Tidak bertepuk sebelah tangan, nafsu konsumtif ini difasilitasi oleh lembaga keuangan maupun perusahaan penyedia jasa kredit dengan menawarkan cara kredit yang syaratnya ringan, proses cepat dan angsuran fleksibel. Bermodal kartu tanda penduduk, kartu keluarga, rekening listrik dan slip gaji (untuk pegawai), seseorang sudah lolos secara administrasi untuk mendapatkan kredit yang diinginkan. Pun demikian dengan model angsuran yang bisa disesuaikan berdasar kemampuan konsumen, baik dari segi jumlah maupun tenggang waktu. Segala kemudahan tersebut, tak urung membuat orang berlomba-lomba memiliki barang terbaru secara kredit. Orangpun tak malu-malu ”menandatangani” akad hutang di tempat umum. 

Secara riil, jumlah konsumen yang mangajukan kredit konsumsi memang sulit dihitung. Namun meningkatnya jumlah penghutang dari tahun ketahun dapat dilihat dari makin banyaknya perusahaan penyedia jasa kredit, serta ragam kredit yang ditawarkan. 

Bunga Tinggi

Kemudahan kredit berbanding lurus dengan tingginya bunga. Sebagai contoh di Adira (sumber: flyer Adira kredit), untuk nilai pembiayaan sebuah alat elektronik seharga empat juta rupiah, maka konsumen dikenakan angsuran sebesar Rp 747.000 (waktu 6 bulan), Rp 413.000 (12 bulan), Rp 382.000 (18 bulan) atau Rp 247.000 (24 bulan). Jila dihitung-hitung bunga yang ditanggung konsumen antara 1,8 hingga 4 persen perbulan dengan perhitungan secara rata-rata (flat).

Sementara untuk bunga kartu kredit yang dipatok oleh bank berkisar antara 2 hingga 3,5 persen perbulan dengan perhitungan bunga efektif (mengambang), yaitu bunga dihitung dari saldo terakhir, bukan berdasarkan total kredit pembelian. Jadi, pada kartu kredit, kebanyakan nilai pokok pinjaman sebagai dasar pengalian bunga, terus berkurang.

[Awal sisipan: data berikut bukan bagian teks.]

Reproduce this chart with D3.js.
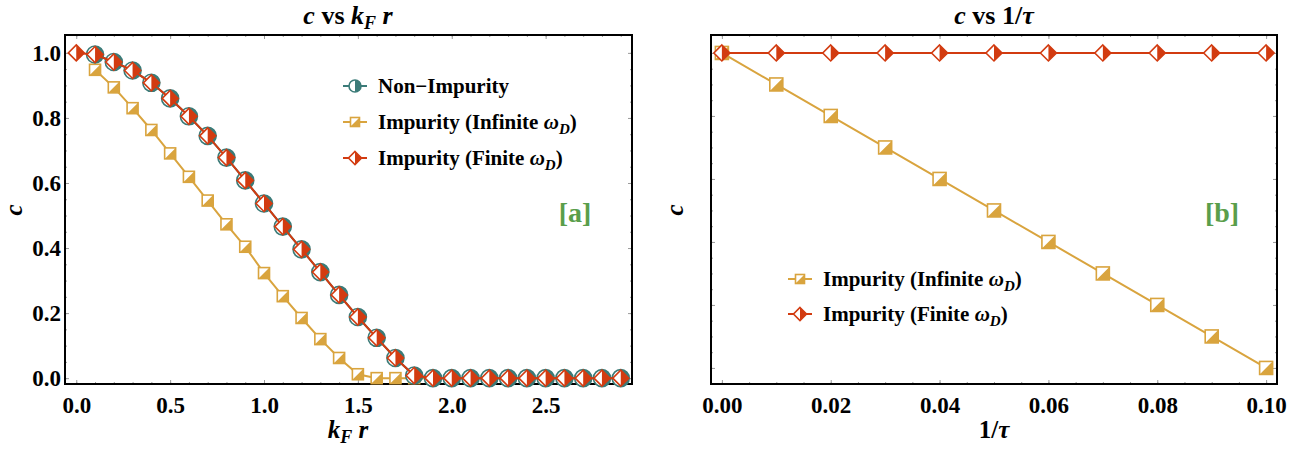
<!DOCTYPE html>
<meta charset="utf-8">
<style>
body { margin: 0; background: #fff; }
svg { font-family: "Liberation Serif", "Times New Roman", serif; font-weight: bold; }
.frame { fill: none; stroke: #000; stroke-width: 2px; }
.tick line { stroke: #9a9a9a; }
.domain { display: none; }
</style>
<svg width="1309" height="450"></svg>
<script src="https://d3js.org/d3.v7.min.js"></script>
<script>

// panel [a]: c vs kF r
var kr = [0.0, 0.1, 0.2, 0.3, 0.4, 0.5, 0.6, 0.7, 0.8, 0.9, 1.0, 1.1, 1.2, 1.3, 1.4,
          1.5, 1.6, 1.7, 1.8, 1.9, 2.0, 2.1, 2.2, 2.3, 2.4, 2.5, 2.6, 2.7, 2.8, 2.9];
// non-impurity and infinite wD start at kF r = 0.1
var cNonImpurity = [0.995, 0.972, 0.946, 0.908, 0.860, 0.805, 0.745, 0.678, 0.608, 0.537,
                    0.466, 0.396, 0.326, 0.256, 0.188, 0.124, 0.062, 0.008, 0, 0,
                    0, 0, 0, 0, 0, 0, 0, 0, 0];
var cInfinite = [0.948, 0.894, 0.830, 0.763, 0.691, 0.619, 0.546, 0.473, 0.404, 0.323,
                 0.252, 0.185, 0.120, 0.062, 0.012, 0, 0, 0, 0, 0,
                 0, 0, 0, 0, 0, 0, 0, 0, 0];
var cFinite = [1.0, 0.995, 0.972, 0.946, 0.908, 0.860, 0.805, 0.745, 0.678, 0.608, 0.537,
               0.466, 0.396, 0.326, 0.256, 0.188, 0.124, 0.062, 0.008, 0, 0,
               0, 0, 0, 0, 0, 0, 0, 0, 0];
var krTicks = [0.0, 0.5, 1.0, 1.5, 2.0, 2.5];
var cTicks = [0.0, 0.2, 0.4, 0.6, 0.8, 1.0];

// panel [b]: c vs 1/tau
var invTau = [0.00, 0.01, 0.02, 0.03, 0.04, 0.05, 0.06, 0.07, 0.08, 0.09, 0.10];
var cInfiniteTau = [1.00, 0.99, 0.98, 0.97, 0.96, 0.95, 0.94, 0.93, 0.92, 0.91, 0.90];
var cFiniteTau = [1, 1, 1, 1, 1, 1, 1, 1, 1, 1, 1];
var tauTicks = [0.00, 0.02, 0.04, 0.06, 0.08, 0.10];

var teal = "#3b7b78", gold = "#d9a43e", red = "#d23b10";
var serif = "'Liberation Serif', 'Times New Roman', serif";

var svg = d3.select("svg");

// marker helpers
function circleMark(g, r) {
  g.append("circle").attr("r", r).attr("fill", "#fff").attr("stroke", teal).attr("stroke-width", 1.6);
  g.append("path").attr("fill", teal)
    .attr("d", "M0," + (-r) + "A" + r + "," + r + " 0 0 1 0," + r + "Z");
}
function squareMark(g, s) {
  var h = s / 2;
  g.append("rect").attr("x", -h).attr("y", -h).attr("width", s).attr("height", s)
    .attr("fill", "#fff").attr("stroke", gold).attr("stroke-width", 1.6);
  g.append("path").attr("fill", gold)
    .attr("d", "M" + h + "," + (-h) + "L" + h + "," + h + "L" + (-h) + "," + h + "Z");
}
function diamondMark(g, r) {
  g.append("path").attr("fill", "#fff").attr("stroke", red).attr("stroke-width", 1.6)
    .attr("d", "M0," + (-r) + "L" + r + ",0L0," + r + "L" + (-r) + ",0Z");
  g.append("path").attr("fill", red)
    .attr("d", "M0," + (-r) + "L" + r + ",0L0," + r + "Z");
}

function series(g, xs, ys, x, y, color, mark, size) {
  var pts = xs.map(function(d, i) { return [d, ys[i]]; });
  g.append("path")
      .datum(pts)
      .attr("fill", "none")
      .attr("stroke", color)
      .attr("stroke-width", 2)
      .attr("d", d3.line().x(function(d) { return x(d[0]); }).y(function(d) { return y(d[1]); }));
  g.selectAll(null)
    .data(pts)
    .enter().append("g")
      .attr("transform", function(d) { return "translate(" + x(d[0]) + "," + y(d[1]) + ")"; })
      .each(function() { mark(d3.select(this), size); });
}

function frameTicks(g, x, y, xMajor, xMinor, yMajor, yMinor, showY, xFmt) {
  var r = x.range(), b = y.range();
  g.append("g").attr("transform", "translate(0," + b[0] + ")")
    .call(d3.axisBottom(x).tickValues(xMinor).tickSize(-2).tickFormat(""));
  g.append("g").attr("transform", "translate(0," + b[1] + ")")
    .call(d3.axisTop(x).tickValues(xMinor).tickSize(-2).tickFormat(""));
  g.append("g").attr("transform", "translate(0," + b[1] + ")")
    .call(d3.axisTop(x).tickValues(xMajor).tickSize(-4).tickFormat(""));
  g.append("g").attr("transform", "translate(" + r[0] + ",0)")
    .call(d3.axisLeft(y).tickValues(yMinor).tickSize(-2).tickFormat(""));
  g.append("g").attr("transform", "translate(" + r[1] + ",0)")
    .call(d3.axisRight(y).tickValues(yMinor).tickSize(-2).tickFormat(""));
  g.append("g").attr("transform", "translate(" + r[1] + ",0)")
    .call(d3.axisRight(y).tickValues(yMajor).tickSize(-4).tickFormat(""));

  var xa = g.append("g").attr("transform", "translate(0," + b[0] + ")")
    .call(d3.axisBottom(x).tickValues(xMajor).tickSize(-4).tickPadding(13).tickFormat(xFmt))
    .attr("font-family", serif).attr("font-size", 23);
  xa.selectAll("text").attr("fill", "#000");
  var ya = g.append("g").attr("transform", "translate(" + r[0] + ",0)")
    .call(d3.axisLeft(y).tickValues(yMajor).tickSize(-4).tickPadding(4)
      .tickFormat(showY ? d3.format(".1f") : ""))
    .attr("font-family", serif).attr("font-size", 23);
  ya.selectAll("text").attr("fill", "#000");

  g.append("rect").attr("class", "frame")
    .attr("x", r[0]).attr("y", b[1]).attr("width", r[1] - r[0]).attr("height", b[0] - b[1]);
}

function legend(g, x0, y0, dy, items) {
  items.forEach(function(it, i) {
    var row = g.append("g").attr("transform", "translate(" + x0 + "," + (y0 + i * dy) + ")");
    row.append("line").attr("x1", -12).attr("x2", 12).attr("stroke", it.color).attr("stroke-width", 2);
    it.mark(row.append("g"), it.size);
    var t = row.append("text").attr("x", 23).attr("dy", "0.33em").attr("font-size", 21);
    it.label(t);
  });
}

function omegaLabel(word) {
  return function(t) {
    t.append("tspan").text("Impurity (" + word + " ");
    t.append("tspan").attr("font-style", "italic").text("ω");
    t.append("tspan").attr("font-style", "italic").attr("font-size", 15).attr("dy", 5).text("D");
    t.append("tspan").attr("dy", -5).text(")");
  };
}

// ---- panel a ----
var xa = d3.scaleLinear().domain([-0.06, 2.96]).range([65, 632]);
var ya = d3.scaleLinear().domain([-0.018, 1.055]).range([384, 35]);
var ga = svg.append("g");

frameTicks(ga, xa, ya, krTicks, d3.range(0, 2.95, 0.1), cTicks, d3.range(0, 1.01, 0.05), true, d3.format(".1f"));

series(ga, kr.slice(1), cInfinite, xa, ya, gold, squareMark, 11);
series(ga, kr.slice(1), cNonImpurity, xa, ya, teal, circleMark, 8.5);
series(ga, kr, cFinite, xa, ya, red, diamondMark, 8);

var ta = ga.append("text").attr("x", 348).attr("y", 24).attr("text-anchor", "middle").attr("font-size", 26);
ta.append("tspan").attr("font-style", "italic").text("c");
ta.append("tspan").text(" vs ");
ta.append("tspan").attr("font-style", "italic").text("k");
ta.append("tspan").attr("font-style", "italic").attr("font-size", 18).attr("dy", 5).text("F");
ta.append("tspan").attr("font-style", "italic").attr("dy", -5).text(" r");

var xla = ga.append("text").attr("x", 348).attr("y", 438).attr("text-anchor", "middle").attr("font-size", 25);
xla.append("tspan").attr("font-style", "italic").text("k");
xla.append("tspan").attr("font-style", "italic").attr("font-size", 18).attr("dy", 5).text("F");
xla.append("tspan").attr("font-style", "italic").attr("dy", -5).text(" r");

ga.append("text").attr("transform", "translate(22,210) rotate(-90)")
  .attr("text-anchor", "middle").attr("font-size", 25).attr("font-style", "italic").text("c");

ga.append("text").attr("x", 575).attr("y", 222).attr("text-anchor", "middle")
  .attr("font-size", 28).attr("fill", "#5a9e4b").text("[a]");

legend(ga, 355, 86, 36, [
  { color: teal, mark: circleMark, size: 6, label: function(t) { t.text("Non\u2212Impurity"); } },
  { color: gold, mark: squareMark, size: 9, label: omegaLabel("Infinite") },
  { color: red, mark: diamondMark, size: 6.5, label: omegaLabel("Finite") }
]);

// ---- panel b ----
var xb = d3.scaleLinear().domain([-0.002, 0.102]).range([711, 1277]);
var yb = d3.scaleLinear().domain([0.8949, 1.0057]).range([384, 35]);
var gb = svg.append("g");

frameTicks(gb, xb, yb, tauTicks, d3.range(0, 0.1001, 0.005), d3.range(0.9, 1.001, 0.02),
  d3.range(0.9, 1.001, 0.005), false, d3.format(".2f"));

series(gb, invTau, cInfiniteTau, xb, yb, gold, squareMark, 13);
series(gb, invTau, cFiniteTau, xb, yb, red, diamondMark, 8);

var tb = gb.append("text").attr("x", 994).attr("y", 24).attr("text-anchor", "middle").attr("font-size", 26);
tb.append("tspan").attr("font-style", "italic").text("c");
tb.append("tspan").text(" vs 1/");
tb.append("tspan").attr("font-style", "italic").text("τ");

var xlb = gb.append("text").attr("x", 994).attr("y", 438).attr("text-anchor", "middle").attr("font-size", 25);
xlb.append("tspan").text("1/");
xlb.append("tspan").attr("font-style", "italic").text("τ");

gb.append("text").attr("transform", "translate(683,210) rotate(-90)")
  .attr("text-anchor", "middle").attr("font-size", 25).attr("font-style", "italic").text("c");

gb.append("text").attr("x", 1222).attr("y", 222).attr("text-anchor", "middle")
  .attr("font-size", 28).attr("fill", "#5a9e4b").text("[b]");

legend(gb, 800, 279, 35, [
  { color: gold, mark: squareMark, size: 9, label: omegaLabel("Infinite") },
  { color: red, mark: diamondMark, size: 6.5, label: omegaLabel("Finite") }
]);

</script>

Bila dibandingkan dengan kartu kredit, memang kredit konsumsi terasa lebih mahal. Namun bila keinginan sudah membuncah, banyak yang tak peduli dengan beban bunga tinggi. Pertimbangan rasional kadang-kadang terabaikan hanya karena dorongan ego untuk segera memiliki barang sudah tak bisa ditahan. Total harga yang relatif lebih tinggi jika dibandingkan dengan cara pembelian kontan, tak juga mampu menghalangi. Hitung saja contoh diatas, dengan asumsi harga barang kontan Rp 4 juta, jika konsumen mengambil jangka kredit 12 bulan, maka total yang harus disetor adalah 413.000 x 12 = Rp 4.956.000. Jika ditambah uang muka, biaya administrasi plus biaya lain diluar perjanjian resmi, harga barang secara kredit bisa 150 persen dari harga kontan.

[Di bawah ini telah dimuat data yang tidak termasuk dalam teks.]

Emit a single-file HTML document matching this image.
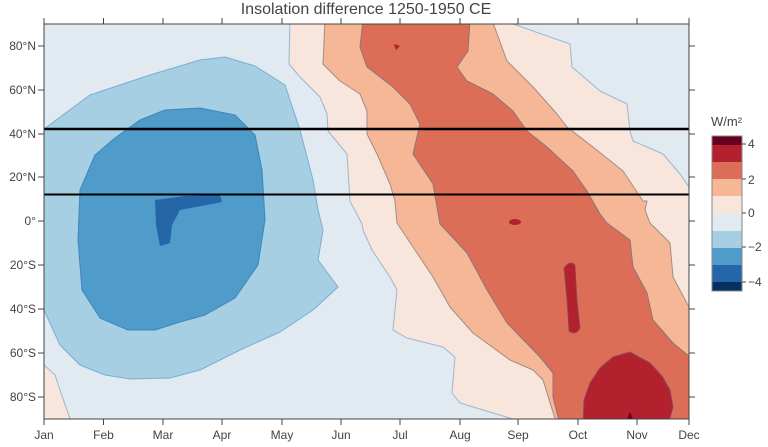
<!DOCTYPE html>
<html><head><meta charset="utf-8"><style>
body{margin:0;background:#fff;}
svg{display:block;font-family:"Liberation Sans",sans-serif;}
</style></head><body>
<svg width="768" height="447" viewBox="0 0 768 447">
<defs><clipPath id="c"><rect x="44" y="24" width="645" height="395"/></clipPath></defs>
<text x="366" y="14" text-anchor="middle" font-size="16" fill="#444">Insolation difference 1250-1950 CE</text>
<g clip-path="url(#c)" stroke-linejoin="round">
<rect x="44" y="24" width="645" height="395" fill="#e1e9f1"/>
<!-- bottom-left pink -->
<path d="M44,365 L55,375 L60,390 L70,419 L40,419 Z" fill="#f8e6dc" stroke="#9ab7cf" stroke-width="1"/>
<!-- light blue -->
<path d="M40,132 L90,95 L150,75 L200,60 L225,57 L255,66 L285,85 L300,130 L313,180 L318,210 L323,230 L318,260 L338,287 L313,310 L280,332 L240,350 L200,370 L170,378 L130,379 L105,375 L80,365 L60,345 L44,310 L40,310 Z" fill="#a7cfe3" stroke="#7aaed0" stroke-width="1"/>
<!-- medium blue -->
<path d="M80,190 L95,155 L115,138 L140,120 L165,110 L200,108 L235,115 L255,135 L262,170 L265,220 L258,265 L235,298 L205,315 L180,322 L155,330 L128,330 L100,318 L82,290 L78,240 Z" fill="#4f9bca" stroke="#3f86bb" stroke-width="1"/>
<!-- dark blue -->
<path d="M155,200 L185,196 L220,195 L222,202 L180,210 L172,225 L170,243 L160,246 L156,225 Z" fill="#2466a8"/>
<!-- pink region -->
<path d="M290,20 L289,64 L300,77 L320,97 L327,114 L328,131 L347,154 L350,201 L362,224 L363,230 L372,250 L390,277 L397,290 L393,330 L407,338 L443,347 L455,357 L452,393 L460,403 L513,419 L695,425 L695,187 L689,187 L680,174 L663,154 L633,141 L630,131 L627,104 L600,91 L572,67 L570,44 L513,24 L510,20 Z" fill="#f8e6dc" stroke="#9ab7cf" stroke-width="1"/>
<!-- salmon -->
<path d="M325,20 L323,64 L340,81 L360,94 L367,111 L367,134 L377,154 L390,184 L395,201 L397,223 L413,247 L433,277 L450,307 L473,333 L510,360 L533,370 L543,380 L557,425 L695,425 L695,307 L689,307 L673,277 L670,243 L650,223 L645,210 L647,201 L643,201 L623,171 L593,147 L567,127 L557,114 L533,87 L507,61 L492,20 Z" fill="#f5b796" stroke="#a08c8a" stroke-width="1"/>
<!-- red -->
<path d="M363,20 L360,47 L367,67 L393,87 L410,104 L420,124 L413,154 L433,184 L440,224 L443,227 L467,253 L487,290 L507,323 L540,357 L553,373 L553,397 L560,425 L695,425 L695,357 L690,357 L673,343 L653,320 L647,293 L633,267 L630,240 L607,223 L597,210 L600,214 L587,191 L573,171 L547,147 L527,131 L513,111 L493,94 L467,81 L457,67 L468,51 L470,20 Z" fill="#dc6e57" stroke="#8e7476" stroke-width="1"/>
<!-- dark red blobs -->
<path d="M583,425 L584,400 L590,383 L600,368 L613,357 L630,352 L650,363 L662,376 L670,390 L673,407 L668,425 Z" fill="#b3212f" stroke="#8a4a5a" stroke-width="1"/>
<path d="M627,419 L630,412 L633,419 Z" fill="#67001f"/>
<path d="M564,268 Q570,260 575,265 L577,300 L580,328 Q576,336 569,331 L567,300 Z" fill="#b3212f" stroke="#8a4a5a" stroke-width="0.8"/>
<ellipse cx="515" cy="222" rx="6" ry="3" fill="#b3212f"/>
<path d="M394,44 L400,46 L396,50 Z" fill="#b3212f"/>
</g>
<line x1="44" y1="129" x2="689" y2="129" stroke="#000" stroke-width="2.5"/>
<line x1="44" y1="194.5" x2="689" y2="194.5" stroke="#000" stroke-width="2"/>
<g stroke="#444" stroke-width="1" fill="none">
<rect x="44" y="24" width="645" height="395"/>
<path d="M44,419v6M103.5,419v6M163,419v6M222,419v6M282,419v6M341,419v6M400,419v6M460,419v6M518,419v6M578,419v6M637,419v6M689,419v6
M44,24v-6M103.5,24v-6M163,24v-6M222,24v-6M282,24v-6M341,24v-6M400,24v-6M460,24v-6M518,24v-6M578,24v-6M637,24v-6M689,24v-6
M44,46h-6M44,90h-6M44,134h-6M44,177h-6M44,221h-6M44,265h-6M44,309h-6M44,353h-6M44,397h-6
M689,46h6M689,90h6M689,134h6M689,177h6M689,221h6M689,265h6M689,309h6M689,353h6M689,397h6"/>
</g>
<g font-size="12" fill="#444" text-anchor="end">
<text x="36" y="50">80°N</text><text x="36" y="94">60°N</text><text x="36" y="138">40°N</text><text x="36" y="181">20°N</text><text x="36" y="225">0°</text><text x="36" y="269">20°S</text><text x="36" y="313">40°S</text><text x="36" y="357">60°S</text><text x="36" y="401">80°S</text>
</g>
<g font-size="12" fill="#444" text-anchor="middle">
<text x="44" y="439">Jan</text><text x="103.5" y="439">Feb</text><text x="163" y="439">Mar</text><text x="222" y="439">Apr</text><text x="282" y="439">May</text><text x="341" y="439">Jun</text><text x="400" y="439">Jul</text><text x="460" y="439">Aug</text><text x="518" y="439">Sep</text><text x="578" y="439">Oct</text><text x="637" y="439">Nov</text><text x="689" y="439">Dec</text>
</g>
<text x="711" y="126" font-size="13" fill="#444">W/m²</text>
<g>
<rect x="712" y="136" width="30" height="9" fill="#67001f"/>
<rect x="712" y="145" width="30" height="17" fill="#b3212f"/>
<rect x="712" y="162" width="30" height="17" fill="#dc6e57"/>
<rect x="712" y="179" width="30" height="17" fill="#f5b796"/>
<rect x="712" y="196" width="30" height="18" fill="#f8e6dc"/>
<rect x="712" y="214" width="30" height="17" fill="#e1e9f1"/>
<rect x="712" y="231" width="30" height="17" fill="#a7cfe3"/>
<rect x="712" y="248" width="30" height="17" fill="#4f9bca"/>
<rect x="712" y="265" width="30" height="17" fill="#2466a8"/>
<rect x="712" y="282" width="30" height="9" fill="#053061"/>
<rect x="712" y="136" width="30" height="155" fill="none" stroke="#888" stroke-width="1"/>
<path d="M742,144h4M742,179h4M742,213h4M742,247h4M742,282h4" stroke="#444"/>
</g>
<g font-size="12" fill="#444">
<text x="748" y="148">4</text><text x="748" y="184">2</text><text x="748" y="217">0</text><text x="748" y="251">−2</text><text x="748" y="286">−4</text>
</g>
</svg>
</body></html>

Selain bunga tinggi, konsumen juga menghadapi risiko lain. Misalnya penarikan barang jika menunggak angsuran dalam waktu tertentu. Praktek-praktek semacam ini yang luput dari perhatian konsumen akibat kondisi psikologis yang telah terbentuk sedemikan rupa ketika dihadapkan pada keinginan memiliki sebuah barang. Dorongan emosional konsumen acapkali diperkuat dengan kemampuan petugas pemasaran yang memikat dalam mengambil keputusan kredit konsumsi. 

Secara normatif, pembelian dengan kredit memiliki nilai tawar berbeda dengan pembelian kontan. Posisi tawar pembelian kontan jelas lebih tinggi, sehingga konsumen tak mudah didikte penjual. Sebaliknya pembelian secara kredit membuka peluang bagi penjual/penyedia jasa kredit untuk mengajukan syarat-sayarat mengikat. Dalam hal inilah konsumen dituntut lebih kritis dan teliti terhadap informasi kredit konsumsi. 

Kredit konsumsi memang sebuah dilema. Disatu sisi, nafsu konsumen untuk segera mendapatkan barang sesuai keinginannya segera terpenuhi meski dengan uang pas-pasan, namun disisi lain kredit konsumsi juga akan menjadi beban tambahan secara finansial bagi konsumen. Dibutuhkan kearifan dan rasionalitas berpikir konsumen.